# Custom Painted 293



## Aflyer (Nov 10, 2010)

Hi Guys, 
I want to custom paint one of my 293's for Christmas, does anyone have a photo of what you have done? 
There was a beautiful one sold on eBay last year about this time, but I didn't save a picture of it, it was green, red and gold as I recall.

Thank you,
George


----------



## tjcruiser (Jan 10, 2010)

Something along these lines? ...

http://www.lionel.com/products/find...Keywords=&CategoryID=0&RailLineID=&CatalogId=

Click on little pic icons within link to enlarge.

TJ


----------



## Aflyer (Nov 10, 2010)

Tj,
Hi, and thank you for the response. That is the general look I have in mind although a bit bright for my taste.
I am kicking myself for not saving the photo of that AF 293 that was sold on ebay last year, it was a really beautiful piece, and I considered buying it till it got u p over $300.00. I am hoping someone else saw that listing and can help me find it.
Thank you again,
Aflyer


----------



## tjcruiser (Jan 10, 2010)

This one of mine is tinplate, but the green/red with shiny trim might offer some inspiration, too. See posts 162 through 167 ...

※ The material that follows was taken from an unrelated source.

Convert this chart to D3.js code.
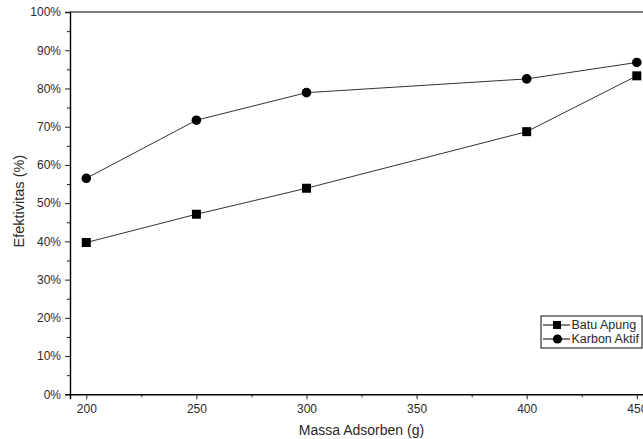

http://www.modeltrainforum.com/showthread.php?p=84344&postcount=162

TJ


----------



## Nuttin But Flyer (Dec 19, 2011)

Aflyer -- You're only limited by your imagination. But whenever you finish it, please post photos. I would love to see what you come up with. I plan to customize a few engines myself someday. A Christmas one sounds like a great idea.


----------